Tuesday, August 9, 2011

French and Indian War Gallery by C. W. Jeffreys

Charles William Jefferys is certainly one of my favorite painters of the French and Indian War. Born in 1869 and died 1951, he painted many scenes of Canada, including these five from the French and Indian War.
These paintings begin in Acadia in 1755. The Acadians were French-speaking British subjects, who were constantly fighting the British. In 1755, the British deported most of the Acadians. In the painting, an officer reads the order in a church. The parishoners lament, but several British keep the protestations from getting out of hand.

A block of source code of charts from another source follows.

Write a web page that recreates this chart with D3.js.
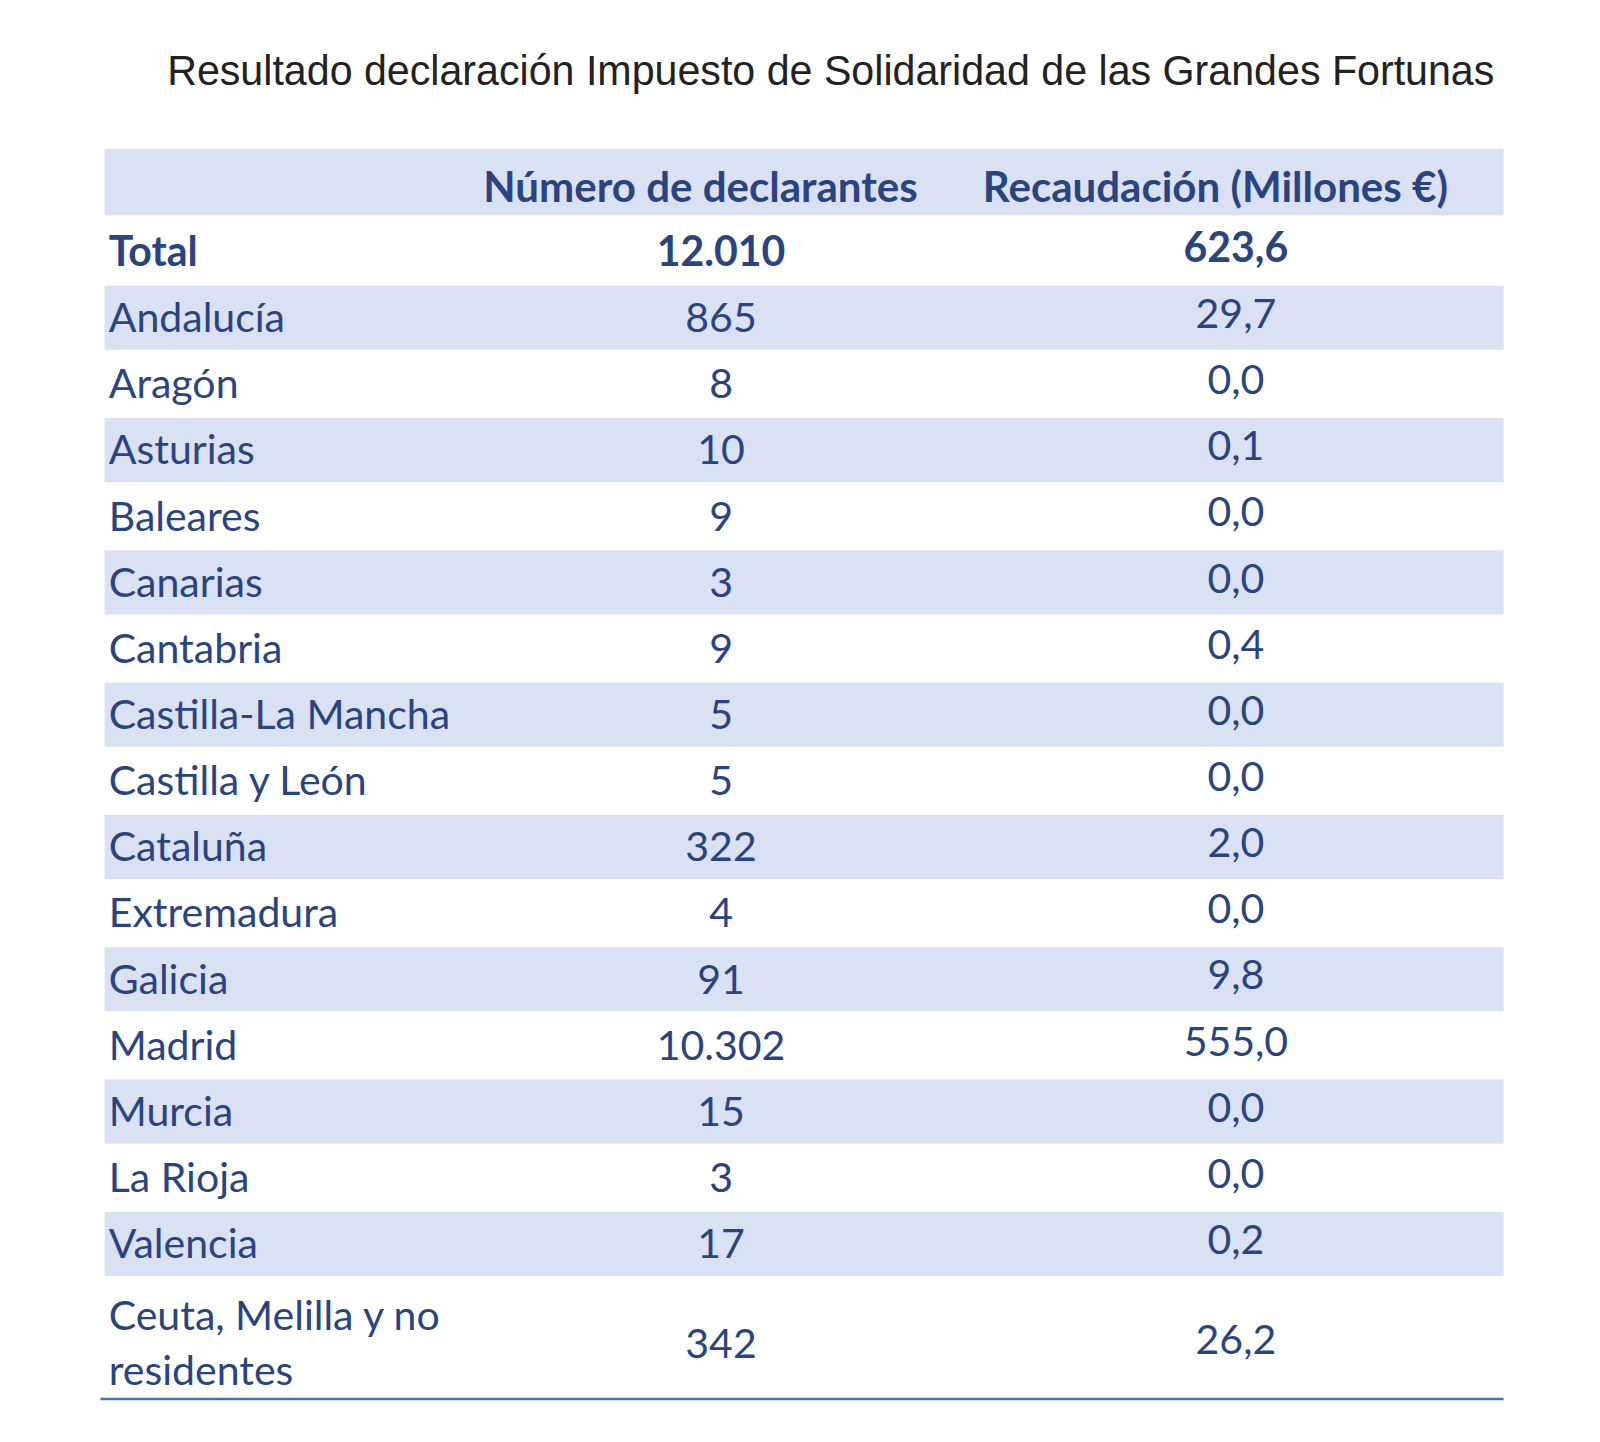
<!DOCTYPE html>
<html><head><meta charset="utf-8">
<script src="https://cdn.jsdelivr.net/npm/d3@7"></script>
<style>body{margin:0;background:#fff}</style>
</head><body>
<script>
var regions = ["Total","Andalucía","Aragón","Asturias","Baleares","Canarias","Cantabria","Castilla-La Mancha","Castilla y León","Cataluña","Extremadura","Galicia","Madrid","Murcia","La Rioja","Valencia","Ceuta, Melilla y no residentes"];
var declarantes = ["12.010","865","8","10","9","3","9","5","5","322","4","91","10.302","15","3","17","342"];
var recaudacion = ["623,6","29,7","0,0","0,1","0,0","0,0","0,4","0,0","0,0","2,0","0,0","9,8","555,0","0,0","0,0","0,2","26,2"];
var headers = ["Número de declarantes","Recaudación (Millones €)"];

var W = 1600, H = 1442;
var svg0 = d3.select("body").append("svg").attr("width", W).attr("height", H);
var svg = svg0.append("g").attr("transform", "scale(" + (1600 / 1560) + ")");
var font = "Lato, 'Open Sans', sans-serif";
var ink = "#2a4482";
var band = "#d9e1f2";
var fs = 40;

svg.append("text").attr("x", 163).attr("y", 83)
  .attr("font-family", "'Liberation Sans Narrow', 'Liberation Sans', Arial, sans-serif")
  .attr("font-size", 42).attr("fill", "#222")
  .attr("textLength", 1294).attr("lengthAdjust", "spacingAndGlyphs")
  .text("Resultado declaración Impuesto de Solidaridad de las Grandes Fortunas");

var rowTop = 212, rowH = 64.5;
var y = d3.scaleBand().domain(d3.range(regions.length - 1)).range([rowTop, rowTop + rowH * (regions.length - 1)]).padding(0);
var lastTop = rowTop + rowH * (regions.length - 1), lastBottom = 1362;
var x0 = 102, x1 = 1466;
var colX = [703, 1205];
var headX = [683, 1185];

svg.append("rect").attr("x", x0).attr("y", 145).attr("width", x1 - x0).attr("height", 65).attr("fill", band);
svg.selectAll(".hd").data(headers).enter().append("text")
  .attr("x", function(d, i) { return headX[i]; })
  .attr("y", 197).attr("text-anchor", "middle")
  .attr("font-family", font).attr("font-weight", "bold").attr("font-size", 41).attr("fill", ink)
  .text(function(d) { return d; });

var rows = svg.selectAll(".row").data(regions).enter().append("g");

function midY(i) { return i < regions.length - 1 ? y(i) + y.bandwidth() / 2 : (lastTop + lastBottom) / 2; }

rows.each(function(d, i) {
  var g = d3.select(this);
  if (i % 2 === 1 && i < regions.length - 1) {
    g.append("rect").attr("x", x0).attr("width", x1 - x0)
      .attr("y", y(i) + 2).attr("height", y.bandwidth() - 2).attr("fill", band);
  }
  var bold = i === 0 ? "bold" : "normal";
  var cy = midY(i) + 15;
  if (i === regions.length - 1) {
    g.append("text").attr("x", 106).attr("y", 1297).attr("font-family", font).attr("font-size", fs).attr("fill", ink).text("Ceuta, Melilla y no");
    g.append("text").attr("x", 106).attr("y", 1350).attr("font-family", font).attr("font-size", fs).attr("fill", ink).text("residentes");
    cy = 1324;
  } else {
    g.append("text").attr("x", 106).attr("y", cy).attr("font-family", font).attr("font-weight", bold)
      .attr("font-size", fs).attr("fill", ink).text(d);
  }
  g.append("text").attr("x", colX[0]).attr("y", cy).attr("text-anchor", "middle").attr("font-family", font)
    .attr("font-weight", bold).attr("font-size", fs).attr("fill", ink).text(declarantes[i]);
  g.append("text").attr("x", colX[1]).attr("y", cy - 4).attr("text-anchor", "middle").attr("font-family", font)
    .attr("font-weight", bold).attr("font-size", fs).attr("fill", ink).text(recaudacion[i]);
});

svg.append("line").attr("x1", 98).attr("x2", x1).attr("y1", 1364).attr("y2", 1364)
  .attr("stroke", "#4a6fb5").attr("stroke-width", 2.5);
</script>
</body></html>
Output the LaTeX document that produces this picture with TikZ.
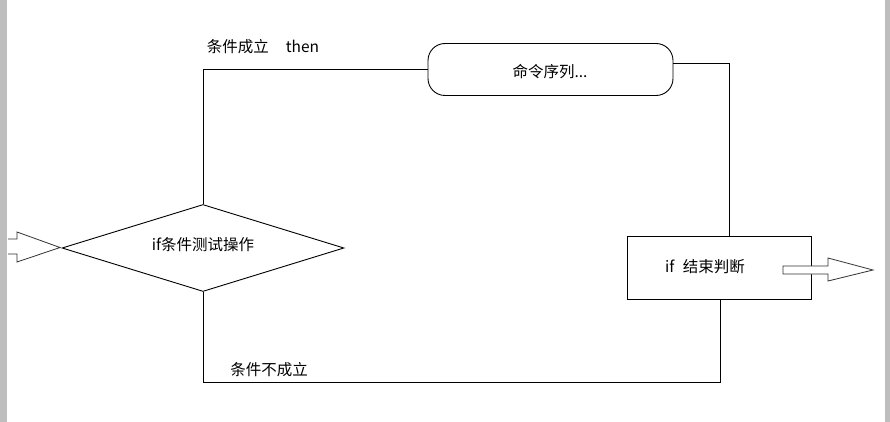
\documentclass[tikz,border=0pt]{standalone}
\usepackage{fontspec}
\setmainfont{Noto Sans CJK SC}
\usetikzlibrary{shapes.geometric}
\definecolor{edgegray}{RGB}{190,190,190}
\definecolor{arrowgray}{RGB}{50,50,50}
\tikzset{
  conn/.style={draw=black, line width=0.9pt},
  shapeline/.style={draw=black, line width=0.9pt},
  blockarrow/.style={draw=arrowgray, line width=0.8pt, fill=white},
  lbl/.style={font=\fontsize{15.5}{17}\selectfont, inner sep=0pt}
}
\begin{document}
\begin{tikzpicture}[x=1pt, y=-1pt]
\useasboundingbox (0,0) rectangle (890,422);
\fill[white] (0,0) rectangle (890,422);
\fill[edgegray] (0,0) rectangle (7,422);
\fill[edgegray] (885,0) rectangle (890,422);

% diamond
\node[diamond, shapeline, shape aspect=3.24, minimum width=282pt, minimum height=87pt, inner sep=0pt] (dia) at (203,248) {};
\node[lbl] (diatext) at (203,245) {if条件测试操作};

% rounded command box
\node[shapeline, rounded corners=17pt, minimum width=245pt, minimum height=52pt, inner sep=0pt] (cmd) at (550.5,69.5) {};
\node[lbl] (cmdtext) at (550,72) {命令序列...};

% end box
\node[shapeline, rectangle, minimum width=184pt, minimum height=63pt, inner sep=0pt] (endbox) at (719,267.5) {};
\node[lbl] (endtext) at (705,267) {if\hspace{0.55em}结束判断};

% labels
\node[lbl] (thenlbl) at (263,47) {条件成立\hspace{1.1em}then};
\node[lbl] (elselbl) at (269,370) {条件不成立};

% connectors
\coordinate (c1) at (729,63);
\coordinate (c2) at (720,382);
\draw[conn] (dia.north) |- (cmd.west);
\draw[conn] (cmd.east |- c1) -- (c1) -- (c1 |- endbox.north);
\draw[conn] (dia.south) |- (c2) -- (c2 |- endbox.south);

% block arrows
\draw[blockarrow] (8,239) -- (17,239) -- (17,232) -- (60,247.5) -- (17,262) -- (17,254) -- (8,254);
\draw[blockarrow] (783,266) -- (828,266) -- (828,258) -- (873,270) -- (828,281) -- (828,274) -- (783,274) -- cycle;
\end{tikzpicture}
\end{document}
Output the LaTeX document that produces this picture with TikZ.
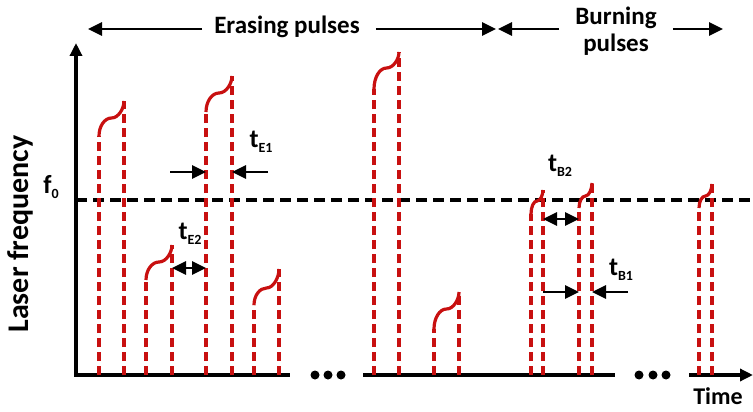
\documentclass[tikz,border=0pt]{standalone}
\usepackage{fontspec}
\setmainfont{Carlito}
\usetikzlibrary{arrows.meta}
\definecolor{pulsered}{RGB}{200,16,16}

\newcommand{\pulselab}[2]{#1\raisebox{-5pt}{\fontsize{14}{14}\selectfont #2}}

\begin{document}
\begin{tikzpicture}[
    x=1pt, y=-1pt,
    lbl/.style={font=\fontsize{25}{27}\selectfont\bfseries, inner sep=0pt, align=center},
    tlbl/.style={font=\fontsize{26}{27}\selectfont\bfseries, inner sep=0pt},
    axisline/.style={line width=4.5pt},
    refline/.style={line width=3.2pt, dash pattern=on 11pt off 6pt},
    pulseline/.style={pulsered, line width=3.2pt, dash pattern=on 9pt off 5pt},
    pulsecap/.style={pulsered, line width=3.2pt},
    arrow/.style={-{Triangle[length=14pt,width=13pt]}, line width=2.8pt},
    dblarrow/.style={{Triangle[length=14pt,width=13pt]}-{Triangle[length=14pt,width=13pt]}, line width=2.8pt},
    dotmark/.style={circle, fill, inner sep=0pt, minimum size=9pt},
]
    \useasboundingbox (0,0) rectangle (753,412);

    % Axes
    \coordinate (origin) at (76,375);
    \coordinate (ytip) at (76,43);
    \coordinate (xa) at (290,375);
    \coordinate (xb) at (363,375);
    \coordinate (xc) at (615,375);
    \coordinate (xd) at (689,375);
    \coordinate (xtip) at (753,375);
    \draw[axisline, {Triangle[length=13pt,width=12pt]}-] (ytip) -- (origin) -- (xa);
    \draw[axisline] (xb) -- (xc);
    \draw[axisline, -{Triangle[length=13pt,width=12pt]}] (xd) -- (xtip);
    \foreach \i/\x in {1/315, 2/328, 3/341, 4/639, 5/653, 6/666}
        \node[dotmark] (dot\i) at (\x,375) {};

    % Axis labels
    \node[lbl, font=\fontsize{30}{32}\selectfont\bfseries, rotate=90] (ylab) at (20,234) {Laser frequency};
    \node[lbl, font=\fontsize{24}{26}\selectfont\bfseries] (xlab) at (718,396) {Time};
    \node[tlbl] (f0) at (51,187) {\pulselab{f}{0}};

    % Reference frequency f0
    \coordinate (fa) at (76,200);
    \coordinate (fb) at (753,200);
    \draw[refline] (fa) -- (fb);

    % Pulses: number / left x / right x / cap start / cap middle / cap top
    \foreach \n/\xa/\xb/\yl/\ym/\yt in {1/99/124/136/118/101, 2/146/172/280/262/245,
        3/206/232/112/93/76, 4/254/279/305/288/269, 5/374/399/89/68/52,
        6/434/459/329/309/292, 7/531/543/214/201/190, 8/579/592/208/196/183,
        9/699/712/208/196/184} {
        \coordinate (p\n-l) at (\xa,375);
        \coordinate (p\n-s) at (\xa,\yl);
        \coordinate (p\n-m) at ({(\xa+\xb)/2},\ym);
        \coordinate (p\n-t) at (\xb,\yt);
        \coordinate (p\n-r) at (\xb,375);
        \draw[pulseline] (p\n-l) -- (p\n-s);
        \draw[pulsecap] (p\n-s)
            .. controls (\xa,{\yl-0.55*(\yl-\ym)}) and ({\xa+0.45*(\xb-\xa)/2},\ym) .. (p\n-m)
            .. controls ({\xb-0.45*(\xb-\xa)/2},\ym) and (\xb,{\ym-0.55*(\ym-\yt)}) .. (p\n-t);
        \draw[pulseline] (p\n-r) -- (p\n-t);
    }

    % Erasing pulse spacings
    \coordinate (e1a) at (170,172);
    \coordinate (e1b) at (268,172);
    \draw[arrow] (e1a) -- (e1a -| p3-l);
    \draw[arrow] (e1b) -- (e1b -| p3-r);
    \node[tlbl] (tE1) at (261,142) {\pulselab{t}{E1}};
    \coordinate (e2) at (0,268);
    \draw[dblarrow] (e2 -| p2-r) -- (e2 -| p3-l);
    \node[tlbl] (tE2) at (190,234) {\pulselab{t}{E2}};

    % Burning pulse spacings
    \coordinate (b2) at (0,219);
    \draw[dblarrow] (b2 -| p7-r) -- (b2 -| p8-l);
    \node[tlbl] (tB2) at (560,166) {\pulselab{t}{B2}};
    \coordinate (b1a) at (543,292);
    \coordinate (b1b) at (628,292);
    \draw[arrow] (b1a) -- (b1a -| p8-l);
    \draw[arrow] (b1b) -- (b1b -| p8-r);
    \node[tlbl] (tB1) at (621,270) {\pulselab{t}{B1}};

    % Pulse groups
    \node[lbl] (erase) at (287,27) {Erasing pulses};
    \node[lbl] (burn) at (616,31) {Burning\\pulses};
    \coordinate (ea) at (88,29);
    \coordinate (eb) at (496,29);
    \coordinate (ba) at (498,29);
    \coordinate (bb) at (723,29);
    \draw[arrow] ([xshift=-12pt]erase.west |- ea) -- (ea);
    \draw[arrow] ([xshift=16pt]erase.east |- eb) -- (eb);
    \draw[arrow] ([xshift=-16pt]burn.west |- ba) -- (ba);
    \draw[arrow] ([xshift=16pt]burn.east |- bb) -- (bb);
\end{tikzpicture}
\end{document}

With the Acadians gone, only one French post remained on Nova Scotia: Louisbourg. In 1758, General Jeffrey Amherst was tasked with capturing it. His subordinate James Wolfe landed at Gaberus Bay in the teeth of some French cannons. With Gaberus Bay captured, the whole British army could land safely, and Louisbourg's fate was sealed.

Louisbourg opened up the Saint Lawrence, but Quebec blocked it. Wolfe was sent to capture Quebec, but it was defended by the Marquis de Montcalm. On September 13, the two armies met at the Plains of Abraham. Montcalm encourages his soldiers for the last time before riding to attack the British line.

The British held their fire until the French were within twenty yards, then they released a volley that cut down many French, including General Montcalm.
After the Battle of Quebec, the British were victorious in the Seven Years' War, but trouble soon broke out in the form of an Indian uprising led by Chief Pontiac. Pontiac's warriors ravaged the Northwest from Michilimackinac to Pittsburg. They were defeated at Bushy Run by a British force with many Highlanders. This picture shows the 42nd "Black Watch" charging and breaking the Indian lines.

With the Indians quelled, the British North American empire would be peaceful for many years...or would it?